Coping With Chronic Depression

Jerry Kennard Health Pro
  • For many people the sad reality of depression is that it rumbles on, sometimes year on year. Yet, despite their feelings of despair, often coupled with eating problems, sleep difficulties, poor mental focus and low-self worth, they somehow manage to go about their daily tasks.


    This form of depression has a name - dysthymia. It isn't always easy to spot because people can become adept at covering it over when necessary. If this isn't bad enough, people with dysthymia can actually become clinically depressed; referred to as double depression.


    On average, dysthymia lasting beyond four years affects around 30 per cent of people who suffer with it. In other words 70 per cent have relief from symptoms before this period, but not less than two years.

    Add This Infographic to Your Website or Blog With This Code:


    Treatment options for dysthymia are similar to those for clinical depression.
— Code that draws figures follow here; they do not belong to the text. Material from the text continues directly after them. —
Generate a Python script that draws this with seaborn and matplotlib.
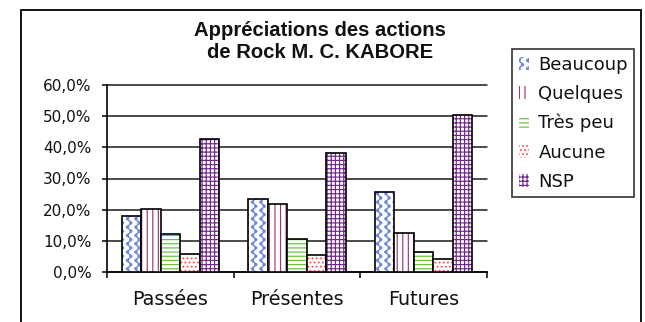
import numpy as np
import pandas as pd
import matplotlib
matplotlib.use("Agg")
import matplotlib.pyplot as plt
import matplotlib.patches as mpatches
from matplotlib import hatch as mhatch
from matplotlib.path import Path
from matplotlib.ticker import FixedLocator, FuncFormatter
import seaborn as sns

# ---- data -------------------------------------------------------------
periodes = ["Passées", "Présentes", "Futures"]
reponses = ["Beaucoup", "Quelques", "Très peu", "Aucune", "NSP"]
beaucoup = [18.1, 23.5, 25.8]
quelques = [20.3, 21.8, 12.6]
tres_peu = [12.2, 10.7, 6.3]
aucune = [5.9, 5.3, 4.3]
nsp = [42.7, 38.1, 50.4]
y_ticks = [0, 10, 20, 30, 40, 50, 60]

titre = "Appréciations des actions\nde Rock M. C. KABORE"

# ---- styles -------------------------------------------------------------
couleurs_motif = ["#6f88da", "#9c3a78", "#66c23c", "#ff5050", "#70288a"]
motifs = ["**", "|||", "----", "....", "++++"]


class WaveHatch(mhatch.HatchPatternBase):
    """Vertical wavy lines, used in place of the star hatch ('*')."""

    steps = 12

    def __init__(self, hatch, density):
        self.num_lines = int(hatch.count("*") * density)
        self.per_line = self.num_lines * self.steps + 1
        self.num_vertices = self.num_lines * self.per_line

    def set_vertices_and_codes(self, vertices, codes):
        n = self.num_lines
        ys = np.linspace(0.0, 1.0, self.per_line)
        for i in range(n):
            x0 = (i + 0.5) / n
            xs = x0 + (0.34 / n) * np.sin(2 * np.pi * n * ys)
            s = slice(i * self.per_line, (i + 1) * self.per_line)
            vertices[s, 0] = xs
            vertices[s, 1] = ys
            codes[s] = Path.LINETO
            codes[s.start] = Path.MOVETO


mhatch._hatch_types = [h for h in mhatch._hatch_types if h is not mhatch.Stars] + [WaveHatch]

sns.set_style("white")
plt.rcParams["font.family"] = ["DejaVu Sans"]
plt.rcParams["hatch.linewidth"] = 0.85

df = pd.DataFrame({
    "periode": periodes * len(reponses),
    "reponse": np.repeat(reponses, len(periodes)),
    "valeur": beaucoup + quelques + tres_peu + aucune + nsp,
})

fig = plt.figure(figsize=(6.45, 3.22), dpi=100)
W, H = 645, 322
ax = fig.add_axes([107 / W, 1 - 272 / H, (487 - 107) / W, (272 - 85) / H])

sns.barplot(data=df, x="periode", y="valeur", hue="reponse", order=periodes,
            hue_order=reponses, palette=["white"] * 5, saturation=1,
            width=0.77, gap=0, errorbar=None, legend=False,
            edgecolor="black", linewidth=1.2, ax=ax, zorder=3)

for cont, motif, coul in zip(ax.containers, motifs, couleurs_motif):
    for bar in cont:
        bar.set_hatch(motif)
        bar.set_edgecolor("black")
        bar._hatch_color = matplotlib.colors.to_rgba(coul)

# ---- axes -----------------------------------------------------------------
ax.set_ylim(0, 60)
ax.set_xlim(-0.5, 2.5)
ax.yaxis.set_major_locator(FixedLocator(y_ticks))
ax.yaxis.set_major_formatter(FuncFormatter(lambda v, p: f"{v:.1f}%".replace(".", ",")))
ax.grid(axis="y", color="#1a1a1a", linewidth=1.1, zorder=0)
for gl in ax.get_ygridlines():
    gl.set_clip_on(False)
ax.set_axisbelow(True)
ax.set_xlabel("")
ax.set_ylabel("")
for side in ("top", "right"):
    ax.spines[side].set_visible(False)
for side in ("left", "bottom"):
    ax.spines[side].set_color("black")
    ax.spines[side].set_linewidth(1.2)

ax.tick_params(axis="y", which="major", left=True, length=3.8, width=1.1,
               color="black", pad=7.5, labelsize=11, labelcolor="#111111")
ax.xaxis.set_minor_locator(FixedLocator([-0.5, 0.5, 1.5, 2.5]))
ax.tick_params(axis="x", which="minor", bottom=True, length=4.5, width=1.1, color="black")
ax.tick_params(axis="x", which="major", bottom=True, length=0, pad=13,
               labelsize=13.8, labelcolor="#111111")

# ---- title ---------------------------------------------------------------
fig.text(320 / W, 1 - 41.5 / H, titre, ha="center", va="center",
         family=["Liberation Sans", "DejaVu Sans"], fontweight="bold",
         fontsize=14.6, linespacing=1.2, color="#111111")

# ---- legend --------------------------------------------------------------
poignees = []
for motif, coul in zip(motifs, couleurs_motif):
    p = mpatches.Patch(facecolor="white", edgecolor=coul, linewidth=0, hatch=motif)
    poignees.append(p)
leg = fig.legend(poignees, reponses, loc="upper left",
                 bbox_to_anchor=(512 / W, 1 - 49 / H), bbox_transform=fig.transFigure,
                 borderaxespad=0, frameon=True, fancybox=False, shadow=False,
                 edgecolor="black", fontsize=13, handlelength=0.6, handleheight=0.7,
                 handletextpad=0.5, labelspacing=0.62, borderpad=0.36)
leg.get_frame().set_linewidth(1.2)
for t in leg.get_texts():
    t.set_color("#111111")

# ---- outer frame ---------------------------------------------------------
fig.add_artist(mpatches.Rectangle((21 / W, -0.05), (641 - 21) / W, 1 - 9.5 / H + 0.05,
                                  transform=fig.transFigure, fill=False,
                                  edgecolor="black", linewidth=1.3))

fig.savefig("out.png", dpi=100)
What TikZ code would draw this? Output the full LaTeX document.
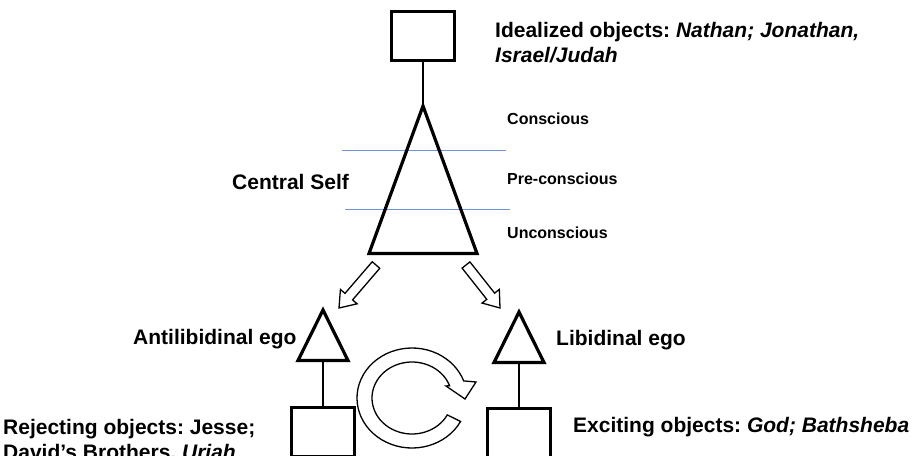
\documentclass[tikz,border=0pt]{standalone}
\usepackage{fontspec}
\setmainfont{Liberation Sans}
\usetikzlibrary{calc}
\definecolor{layerblue}{RGB}{110,150,215}
\tikzset{
 objbox/.style={draw, line width=3pt, minimum width=63pt, minimum height=49pt, inner sep=0pt},
 egotri/.style={draw, line width=3.2pt, line join=miter},
 link/.style={draw, line width=1.8pt},
 layer/.style={draw=layerblue, line width=0.9pt},
 biglabel/.style={font=\fontsize{21}{25}\selectfont\bfseries\frenchspacing, inner sep=0pt, anchor=base west, align=left},
 smalllabel/.style={font=\fontsize{16}{19}\selectfont\bfseries, inner sep=0pt, anchor=base west},
 hollow/.style={draw, line width=1.3pt, fill=white, line join=miter},
}
\newcommand\hollowarrow[2]{%
 \coordinate (hb) at ($(#2)!15pt!(#1)$);
 \draw[hollow] ($(#1)!5pt!90:(#2)$) -- ($(hb)!5pt!90:(#2)$) -- ($(hb)!11pt!90:(#2)$) -- (#2) -- ($(hb)!11pt!-90:(#2)$) -- ($(hb)!5pt!-90:(#2)$) -- ($(#1)!5pt!-90:(#2)$) -- cycle;}
\begin{document}
\begin{tikzpicture}[x=1pt,y=-1pt]
\useasboundingbox (0,0) rectangle (915,455);
\clip (0,0) rectangle (915,455);
% layer lines
\draw[layer] (342,150) -- (506,150);
\draw[layer] (345,209) -- (510,209);
% central self
\coordinate (cs) at (423,106);
\draw[egotri] (cs) -- (477,253.5) -- (369,253.5) -- cycle;
\node[objbox] (ideal) at (423,36) {};
\draw[link] (ideal.south) -- (cs);
% antilibidinal ego
\coordinate (anti) at (323,310);
\draw[egotri] (anti) -- (348,360.5) -- (298,360.5) -- cycle;
\coordinate (antibase) at (323,360.5);
\node[objbox] (rej) at (323,432) {};
\draw[link] (antibase) -- (rej.north);
% libidinal ego
\coordinate (lib) at (519,312);
\draw[egotri] (lib) -- (544,362.5) -- (494,362.5) -- cycle;
\coordinate (libbase) at (519,362.5);
\node[objbox] (exc) at (519,433) {};
\draw[link] (libbase) -- (exc.north);
% hollow arrows
\coordinate (aLt) at (376,265); \coordinate (aLp) at (339,308);
\hollowarrow{aLt}{aLp}
\coordinate (aRt) at (466,265); \coordinate (aRp) at (500,308);
\hollowarrow{aRt}{aRp}
% circular arrow
\coordinate (cc) at (412,398);
\draw[hollow] (cc) ++(28:55 and 50) arc[start angle=28, end angle=340, x radius=55, y radius=50]
  -- (476,382) -- (465,399) -- (446,386) -- ($(cc)+(340:40 and 36)$)
  arc[start angle=340, end angle=28, x radius=40, y radius=36] -- cycle;
% labels
\node[biglabel] (idealtxt) at (495,62) {Idealized objects: \textit{Nathan; Jonathan,}\\\textit{Israel/Judah}};
\node[smalllabel] (consc) at (507,124) {Conscious};
\node[smalllabel] (pre) at (507,184) {Pre-conscious};
\node[smalllabel] (uncon) at (507,238) {Unconscious};
\node[biglabel] (cstxt) at (232,189) {Central Self};
\node[biglabel] (antitxt) at (133,344) {Antilibidinal ego};
\node[biglabel] (libtxt) at (556,345) {Libidinal ego};
\node[biglabel] (exctxt) at (573,432) {Exciting objects: \textit{God; Bathsheba}};
\node[biglabel] (rejtxt) at (3,459) {Rejecting objects: Jesse;\\David’s Brothers, \textit{Uriah}};
\end{tikzpicture}
\end{document}
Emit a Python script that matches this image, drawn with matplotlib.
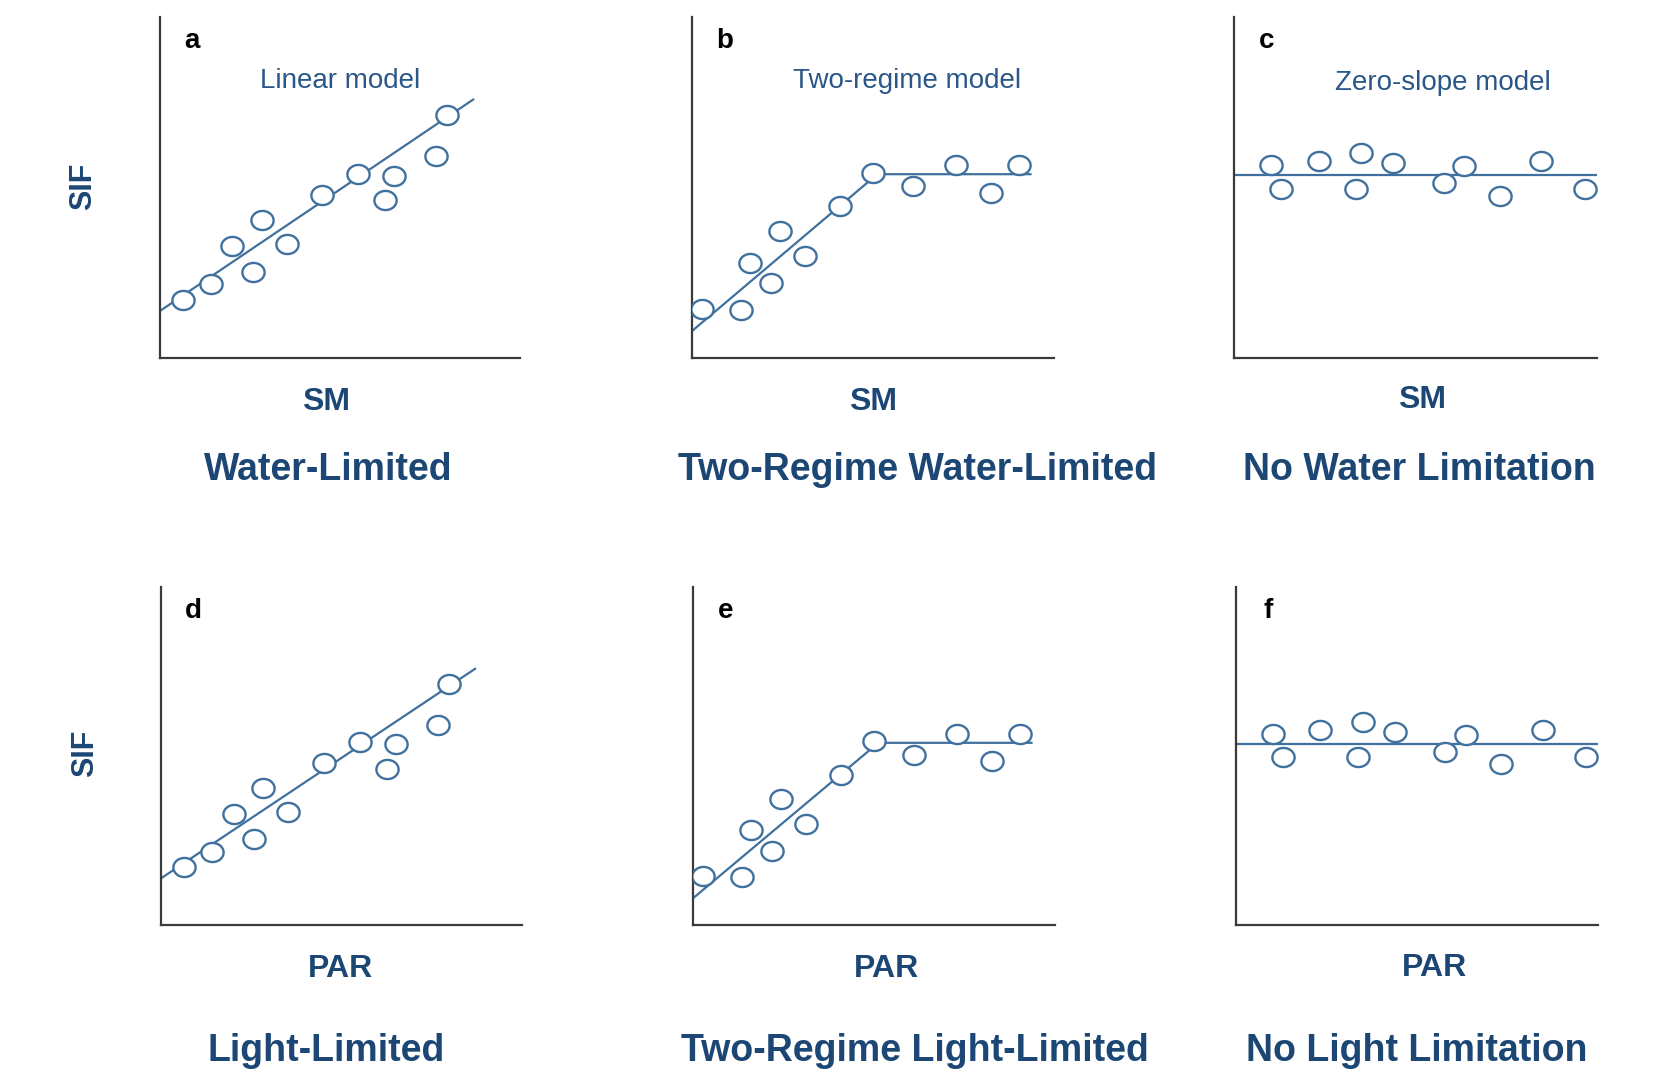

However, the protracted nature of dysthymia suggests that one of the talking therapies might be the preferred treatment option. Research into the effectiveness of medications such as tricyclic or SSRI antidepressants is mixed. Those that report improvements do not distinguish between first (tricyclics) or second (SSRIs) generation medications. Other studies find no effects at all.


    Many people with dysthymia have previously received medication for depression only to find that while they no longer fit within the category of clinical depression, their mood state is far from normal.


    There are no hard and fast rules for how best to cope with dysthymia but sufferers have pointed to certain things that have helped their own situation. A summary of these follows:


    • Dysthymia support groups.
    • Regular daily exercise.
    • St.John's Wort.
    • Omega-3 via fish or other supplements.
    • Psychotherapy (CBT, family therapy, solution-focused therapy)
    • Tricyclic or SSRI antidepressants.
    • Stopping smoking.
    • Cutting out alcohol.
    • Cutting out caffeine.
    • Cutting out sugary drinks, snacks & processed foods.
    • Zinc and/or potassium supplements.


    With most of these things, in isolation or in combination, it takes time to feel any effects. Some, as in the case of exercise or cutting out smoking or drinking, may have more immediate effects.